What was even more shocking to him was that certain squad members seemed not to share the commitment that typified his own playing days and were instead more concerned with securing lucrative contracts or making time until their testimonial windfalls arrived.
Against such a backdrop, it is perhaps understandable that Souness approached the task in hand with obdurate ferocity and uncompromising haste. In retrospect, it is clear that he lacked both the judgement and long-term vision to pull it off.
One of the major criticisms levelled at Souness is that he cleared out too many players too quickly, replacing them with performers of markedly inferior quality. While it is hard to dispute the second part of that argument, the reality is that only seven players left the club in the first 12 months of his reign.
Of these, four were already the wrong side of 30, while Speedie, Carter and a perma-crocked Gillespie were never likely to figure in a Liverpool building for the future. The most contentious decisions saw Peter Beardsley and the promising Steve Staunton ushered out of Anfield.
Again, hindsight is an unforgiving judge but there was a degree of logic to both deals that tempered some of the inevitable criticism. Beardsley’s form had tailed off after an impressive start to the 1990/91 season and, too often a peripheral presence, he was no longer a regular starter under Dalglish.
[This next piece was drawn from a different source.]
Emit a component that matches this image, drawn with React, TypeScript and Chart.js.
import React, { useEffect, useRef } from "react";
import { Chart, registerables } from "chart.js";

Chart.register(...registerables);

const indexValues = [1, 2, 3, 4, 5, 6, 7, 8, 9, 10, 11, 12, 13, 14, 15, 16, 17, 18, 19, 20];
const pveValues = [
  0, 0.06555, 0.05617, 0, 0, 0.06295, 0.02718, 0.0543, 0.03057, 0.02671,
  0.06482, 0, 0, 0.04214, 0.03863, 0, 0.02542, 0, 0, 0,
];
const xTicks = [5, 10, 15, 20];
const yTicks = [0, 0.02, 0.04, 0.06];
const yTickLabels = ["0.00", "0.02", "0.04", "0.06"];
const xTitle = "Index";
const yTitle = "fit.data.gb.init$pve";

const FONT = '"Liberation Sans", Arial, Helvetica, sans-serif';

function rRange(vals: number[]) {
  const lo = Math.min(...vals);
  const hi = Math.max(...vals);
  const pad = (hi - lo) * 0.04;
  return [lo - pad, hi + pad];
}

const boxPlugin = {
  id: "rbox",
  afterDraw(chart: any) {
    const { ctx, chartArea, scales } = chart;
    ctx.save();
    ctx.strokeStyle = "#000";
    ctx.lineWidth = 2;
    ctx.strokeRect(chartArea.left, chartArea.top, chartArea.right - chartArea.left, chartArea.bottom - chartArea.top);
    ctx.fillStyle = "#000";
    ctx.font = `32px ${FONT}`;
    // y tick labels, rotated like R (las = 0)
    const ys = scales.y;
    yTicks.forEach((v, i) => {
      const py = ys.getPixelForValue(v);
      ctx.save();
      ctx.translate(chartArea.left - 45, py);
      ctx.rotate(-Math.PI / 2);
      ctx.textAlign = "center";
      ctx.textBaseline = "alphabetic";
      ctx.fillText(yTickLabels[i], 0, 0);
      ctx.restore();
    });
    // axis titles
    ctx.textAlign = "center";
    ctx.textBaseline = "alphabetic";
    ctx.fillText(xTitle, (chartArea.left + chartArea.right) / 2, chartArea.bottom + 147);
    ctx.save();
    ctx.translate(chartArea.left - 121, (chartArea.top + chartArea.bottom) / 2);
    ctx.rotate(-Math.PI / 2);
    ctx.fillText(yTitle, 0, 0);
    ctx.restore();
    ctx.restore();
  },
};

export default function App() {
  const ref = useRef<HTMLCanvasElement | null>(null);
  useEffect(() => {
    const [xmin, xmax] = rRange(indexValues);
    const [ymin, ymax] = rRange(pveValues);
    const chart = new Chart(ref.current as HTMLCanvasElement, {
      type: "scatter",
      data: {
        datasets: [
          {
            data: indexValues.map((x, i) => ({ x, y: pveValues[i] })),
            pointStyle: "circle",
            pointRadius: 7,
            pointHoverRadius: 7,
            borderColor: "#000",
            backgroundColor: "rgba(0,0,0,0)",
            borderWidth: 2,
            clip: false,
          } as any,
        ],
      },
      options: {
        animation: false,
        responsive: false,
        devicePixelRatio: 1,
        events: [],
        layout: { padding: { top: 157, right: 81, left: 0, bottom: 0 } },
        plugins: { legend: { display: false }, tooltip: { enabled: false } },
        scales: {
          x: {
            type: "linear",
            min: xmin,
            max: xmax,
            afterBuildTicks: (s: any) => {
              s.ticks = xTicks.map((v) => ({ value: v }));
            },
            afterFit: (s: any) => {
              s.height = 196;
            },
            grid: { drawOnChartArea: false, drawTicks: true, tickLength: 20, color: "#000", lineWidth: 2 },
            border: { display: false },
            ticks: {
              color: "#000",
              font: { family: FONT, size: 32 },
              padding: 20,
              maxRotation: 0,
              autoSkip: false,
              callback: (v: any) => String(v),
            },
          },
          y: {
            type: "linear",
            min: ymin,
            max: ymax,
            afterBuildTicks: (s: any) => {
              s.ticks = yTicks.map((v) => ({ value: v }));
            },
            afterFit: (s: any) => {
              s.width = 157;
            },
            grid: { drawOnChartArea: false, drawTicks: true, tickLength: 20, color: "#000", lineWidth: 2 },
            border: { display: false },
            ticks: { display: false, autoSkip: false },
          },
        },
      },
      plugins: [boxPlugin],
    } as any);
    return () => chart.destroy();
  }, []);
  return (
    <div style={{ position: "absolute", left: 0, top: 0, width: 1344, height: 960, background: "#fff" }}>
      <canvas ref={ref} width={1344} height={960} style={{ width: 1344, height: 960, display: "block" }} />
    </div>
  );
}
With Ian Rush also approaching the veteran stage the need to revitalise the attack was a priority, and it therefore made some sense to cash in on the 30-year-old Beardsley. That he continued to perform to a high standard for a further six years, and was replaced by the undeniably limited Dean Saunders, only served to make the decision to sell appear glaringly misjudged.
Staunton was a victim of UEFA’s intermittent attempts to restrict the number of foreign nationals eligible for selection in European competition. Unpalatable though it seemed to some for Liverpool to discard a player of such potential, the reality was that the club had ample cover in Staunton’s favoured position, with both Burrows and Ablett having performed there effectively.
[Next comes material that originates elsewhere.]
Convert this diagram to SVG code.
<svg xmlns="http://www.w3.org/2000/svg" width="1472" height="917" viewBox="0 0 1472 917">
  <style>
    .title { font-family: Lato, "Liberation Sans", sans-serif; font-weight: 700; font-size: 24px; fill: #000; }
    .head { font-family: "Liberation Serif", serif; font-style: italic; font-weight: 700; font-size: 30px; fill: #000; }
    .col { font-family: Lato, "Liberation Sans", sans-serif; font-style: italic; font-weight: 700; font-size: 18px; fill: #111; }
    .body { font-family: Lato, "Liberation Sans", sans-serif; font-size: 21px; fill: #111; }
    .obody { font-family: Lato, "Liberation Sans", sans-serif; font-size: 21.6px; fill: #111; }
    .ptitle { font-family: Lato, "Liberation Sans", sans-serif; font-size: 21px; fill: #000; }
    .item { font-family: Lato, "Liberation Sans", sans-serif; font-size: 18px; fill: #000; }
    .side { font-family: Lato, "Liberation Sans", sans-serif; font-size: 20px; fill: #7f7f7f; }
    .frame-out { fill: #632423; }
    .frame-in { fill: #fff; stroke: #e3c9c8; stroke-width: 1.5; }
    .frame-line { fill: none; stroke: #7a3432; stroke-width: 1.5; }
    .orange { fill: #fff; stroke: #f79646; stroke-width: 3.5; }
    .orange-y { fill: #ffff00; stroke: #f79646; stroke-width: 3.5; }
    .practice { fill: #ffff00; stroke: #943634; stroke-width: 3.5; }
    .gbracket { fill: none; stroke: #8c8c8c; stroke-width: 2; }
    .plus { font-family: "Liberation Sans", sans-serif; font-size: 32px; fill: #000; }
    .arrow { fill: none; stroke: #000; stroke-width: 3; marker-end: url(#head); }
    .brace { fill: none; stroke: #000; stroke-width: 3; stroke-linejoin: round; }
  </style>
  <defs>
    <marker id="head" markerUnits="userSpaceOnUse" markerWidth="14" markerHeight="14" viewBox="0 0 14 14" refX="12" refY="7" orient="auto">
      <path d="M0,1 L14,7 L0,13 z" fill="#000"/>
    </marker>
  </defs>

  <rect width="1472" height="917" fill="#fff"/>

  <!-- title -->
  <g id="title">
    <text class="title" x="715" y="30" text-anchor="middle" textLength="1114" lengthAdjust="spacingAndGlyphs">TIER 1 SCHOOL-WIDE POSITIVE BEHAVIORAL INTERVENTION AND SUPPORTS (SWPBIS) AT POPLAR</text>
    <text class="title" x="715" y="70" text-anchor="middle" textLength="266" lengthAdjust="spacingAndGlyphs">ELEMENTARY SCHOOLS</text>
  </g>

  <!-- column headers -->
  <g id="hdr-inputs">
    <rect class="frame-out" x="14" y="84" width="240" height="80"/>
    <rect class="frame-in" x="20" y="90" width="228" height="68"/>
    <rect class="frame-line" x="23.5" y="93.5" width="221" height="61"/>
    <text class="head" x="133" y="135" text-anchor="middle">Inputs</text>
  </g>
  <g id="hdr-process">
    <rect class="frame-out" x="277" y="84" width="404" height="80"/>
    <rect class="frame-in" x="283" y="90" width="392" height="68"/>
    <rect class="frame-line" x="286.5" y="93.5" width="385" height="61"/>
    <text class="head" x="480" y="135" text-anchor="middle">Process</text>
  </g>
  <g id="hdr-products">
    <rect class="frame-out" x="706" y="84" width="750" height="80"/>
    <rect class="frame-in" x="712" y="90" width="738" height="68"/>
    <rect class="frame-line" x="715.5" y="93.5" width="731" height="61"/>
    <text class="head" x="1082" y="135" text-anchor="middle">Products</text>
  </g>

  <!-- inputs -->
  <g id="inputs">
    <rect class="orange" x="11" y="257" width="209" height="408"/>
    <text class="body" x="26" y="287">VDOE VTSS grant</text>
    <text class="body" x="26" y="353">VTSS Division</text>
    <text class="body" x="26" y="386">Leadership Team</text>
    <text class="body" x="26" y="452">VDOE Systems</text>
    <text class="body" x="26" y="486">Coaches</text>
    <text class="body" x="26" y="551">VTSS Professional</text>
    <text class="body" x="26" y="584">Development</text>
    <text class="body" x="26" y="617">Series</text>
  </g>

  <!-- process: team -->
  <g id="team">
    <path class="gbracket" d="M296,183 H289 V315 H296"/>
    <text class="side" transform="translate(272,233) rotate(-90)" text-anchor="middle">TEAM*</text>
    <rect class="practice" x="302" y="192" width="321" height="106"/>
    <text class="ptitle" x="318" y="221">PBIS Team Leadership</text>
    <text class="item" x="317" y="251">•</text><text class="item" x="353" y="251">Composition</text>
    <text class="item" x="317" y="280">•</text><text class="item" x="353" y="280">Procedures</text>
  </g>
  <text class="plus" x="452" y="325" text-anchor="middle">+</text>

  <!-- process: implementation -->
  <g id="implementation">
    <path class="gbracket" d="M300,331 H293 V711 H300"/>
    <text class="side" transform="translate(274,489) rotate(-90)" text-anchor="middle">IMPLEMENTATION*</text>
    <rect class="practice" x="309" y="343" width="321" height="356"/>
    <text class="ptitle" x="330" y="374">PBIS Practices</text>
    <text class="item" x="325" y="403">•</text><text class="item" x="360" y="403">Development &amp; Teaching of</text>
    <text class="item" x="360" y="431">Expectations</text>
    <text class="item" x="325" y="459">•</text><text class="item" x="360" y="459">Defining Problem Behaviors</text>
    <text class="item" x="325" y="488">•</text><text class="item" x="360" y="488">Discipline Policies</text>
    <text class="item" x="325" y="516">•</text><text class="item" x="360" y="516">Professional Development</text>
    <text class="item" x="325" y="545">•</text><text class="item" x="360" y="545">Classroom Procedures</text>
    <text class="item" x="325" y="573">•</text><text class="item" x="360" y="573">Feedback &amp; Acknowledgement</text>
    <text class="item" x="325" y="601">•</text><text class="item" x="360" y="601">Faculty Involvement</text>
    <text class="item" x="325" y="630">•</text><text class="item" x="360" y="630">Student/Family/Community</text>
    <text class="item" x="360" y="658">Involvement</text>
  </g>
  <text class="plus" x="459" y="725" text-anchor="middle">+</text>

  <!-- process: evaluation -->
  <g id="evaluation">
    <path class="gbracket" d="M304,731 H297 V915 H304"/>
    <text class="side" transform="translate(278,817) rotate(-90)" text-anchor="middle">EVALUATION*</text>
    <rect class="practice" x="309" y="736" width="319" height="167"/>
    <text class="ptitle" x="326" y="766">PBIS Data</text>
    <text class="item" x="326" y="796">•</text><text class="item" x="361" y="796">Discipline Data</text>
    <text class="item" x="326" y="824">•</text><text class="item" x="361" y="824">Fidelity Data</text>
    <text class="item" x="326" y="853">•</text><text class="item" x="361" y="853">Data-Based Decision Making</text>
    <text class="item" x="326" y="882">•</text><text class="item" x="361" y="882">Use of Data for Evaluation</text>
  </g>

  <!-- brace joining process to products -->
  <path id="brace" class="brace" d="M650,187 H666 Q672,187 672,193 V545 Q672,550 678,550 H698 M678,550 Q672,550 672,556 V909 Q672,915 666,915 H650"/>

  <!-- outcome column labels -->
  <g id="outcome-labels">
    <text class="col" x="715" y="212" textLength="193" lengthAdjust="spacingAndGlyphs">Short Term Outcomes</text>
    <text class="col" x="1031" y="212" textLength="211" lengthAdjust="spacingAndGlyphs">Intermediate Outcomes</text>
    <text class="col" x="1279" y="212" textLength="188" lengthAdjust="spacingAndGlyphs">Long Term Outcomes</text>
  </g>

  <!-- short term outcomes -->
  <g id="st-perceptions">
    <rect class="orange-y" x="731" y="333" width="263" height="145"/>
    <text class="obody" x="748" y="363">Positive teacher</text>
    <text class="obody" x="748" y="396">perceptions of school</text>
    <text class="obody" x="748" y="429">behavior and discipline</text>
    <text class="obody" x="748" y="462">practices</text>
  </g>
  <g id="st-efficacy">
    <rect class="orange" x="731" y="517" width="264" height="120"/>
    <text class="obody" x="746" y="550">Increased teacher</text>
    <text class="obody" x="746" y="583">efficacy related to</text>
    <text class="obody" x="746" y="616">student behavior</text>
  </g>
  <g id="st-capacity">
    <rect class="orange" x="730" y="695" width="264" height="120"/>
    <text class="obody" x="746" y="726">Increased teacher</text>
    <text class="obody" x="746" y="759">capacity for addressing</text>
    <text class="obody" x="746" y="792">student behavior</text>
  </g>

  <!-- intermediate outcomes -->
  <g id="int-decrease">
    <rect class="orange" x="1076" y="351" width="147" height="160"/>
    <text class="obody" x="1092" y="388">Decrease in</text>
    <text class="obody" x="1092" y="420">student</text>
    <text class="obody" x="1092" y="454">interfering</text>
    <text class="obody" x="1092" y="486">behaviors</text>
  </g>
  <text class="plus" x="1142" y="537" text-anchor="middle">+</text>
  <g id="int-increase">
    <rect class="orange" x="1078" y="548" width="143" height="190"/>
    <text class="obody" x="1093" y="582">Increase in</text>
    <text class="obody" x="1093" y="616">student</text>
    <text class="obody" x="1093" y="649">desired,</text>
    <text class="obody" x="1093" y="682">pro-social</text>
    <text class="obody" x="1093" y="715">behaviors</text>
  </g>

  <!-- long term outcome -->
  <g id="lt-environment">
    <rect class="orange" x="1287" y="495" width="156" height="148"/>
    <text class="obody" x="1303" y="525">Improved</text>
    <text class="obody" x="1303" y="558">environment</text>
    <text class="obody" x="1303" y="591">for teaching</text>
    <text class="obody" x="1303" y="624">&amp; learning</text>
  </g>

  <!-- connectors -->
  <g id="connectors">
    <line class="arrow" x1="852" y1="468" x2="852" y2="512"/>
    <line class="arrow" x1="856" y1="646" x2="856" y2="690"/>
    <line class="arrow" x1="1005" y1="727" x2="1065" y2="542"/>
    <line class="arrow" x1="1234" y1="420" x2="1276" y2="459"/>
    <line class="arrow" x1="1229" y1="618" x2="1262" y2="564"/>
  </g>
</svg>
However, the disquiet caused by these departures in particular was not easily quelled, and some of the good will that accompanied the arrival of Souness quickly began to be strained. A more telling cause of unrest, and one which is harder to rationalise, was the quality of the signings Souness chose to make as he set about the task of restoring Liverpool’s fortunes.
Quite simply, too many of the players brought in were below the required standard. Just as Saunders was no adequate replacement for Beardsley, so the likes of Walters, Kozma, Stewart and Piechnik bore little comparison to their illustrious forerunners.
Towards the end of his time in charge, it seemed that Souness was attempting to mould a Liverpool in his own image, but by appearing to value steely abrasiveness above technical accomplishment, as personified by the signings of Ruddock and Dicks, the club’s traditional qualities were in danger of being submerged.
Allied to this, it soon became apparent that some of the central facets of a successful manager, things like effective man-management skills and tactical expertise, were missing from the Souness armoury.
Key players became disaffected, injuries mounted (due, some said, to the introduction of an untypically strenuous training regime) and results inevitably suffered. By March 1993, almost two years after taking charge of the team, Souness’s Liverpool occupied 15th place in the embryonic Premier League, just three points above the relegation zone. Clearly, all was not well.
Virtually the only positive to come out of the Souness tenure was his willingness to give young players a chance to prove their worth. Partly out of his disenchantment at the attitudes of some senior professionals, partly out of injury-induced necessity, his readiness to place his trust in emerging talent was refreshing.
The likes of Fowler, McManaman, Redknapp, Jones, Marsh, Matteo, Hutchison and Harkness were given extended first-team opportunities and, with varying degrees of success, proved that youthfulness was no barrier to progress.
In spite of his managerial failings, failings which prompted his resignation after a humiliating FA Cup exit at home to Bristol City in January 1994, Souness’s place in Anfield’s glittering Hall of Fame would have remained largely untouched had it not been for an off-the-field misjudgement that was as hurtful as it was implausible.
By selling the exclusive story of his heart-bypass operation to The Sun, the tawdry peddler of the most sickening anti-Liverpool lies in the wake of the Hillsborough disaster and the subject of a strictly-enforced boycott on Merseyside, Souness committed an offence that went far beyond the confines of the Anfield dressing room.
That the paper chose to splash the piece across its front page on the third anniversary of the tragedy was typical of the callous insensitivity Kelvin MacKenzie, its morally bankrupt editor, revelled in.
But it was also seen as a further kick in the teeth from the man whose job it was to represent the supporters, not collude in intensifying their pain. To this day, resentment runs deep.
Despite repeated apologies and an admission that he should have resigned immediately, Souness remains a divisive figure, with many understandably reluctant to accept that such actions were anything other than an insensitive, greed-fuelled insult.
The defence that he was unaware of the strength of feeling towards The Sun, given he was in post at Rangers at the time of the disaster, was far from convincing from the outset.
This was further undermined by allegations presented on one supporters’ website (Red And White Kop) which strongly suggested Souness was fully aware of the boycott, and had vowed to remind his players of it, some months before his own dealings with the paper.
Though the scars left by his actions may never heal for some, it is possible to accept that his regret is sincere. He has repeatedly claimed the incident to be the biggest mistake of his life and is clearly pained by the realisation that his time at Anfield has come to be defined by the hurt he caused rather than the enjoyment he provided.
He still refers to Liverpool as ‘my club’ and would surely love to be accepted once more by the supporters he led to unforgettable and unprecedented triumphs.
There can be no doubting the gravity of his offence, but it should not be forgotten that Graeme Souness is not the enemy and to regard him as such is to shift the blame and divert our anger from where it should rightly lie.
Perhaps there’s still time for this fallen hero to be brought back into the fold.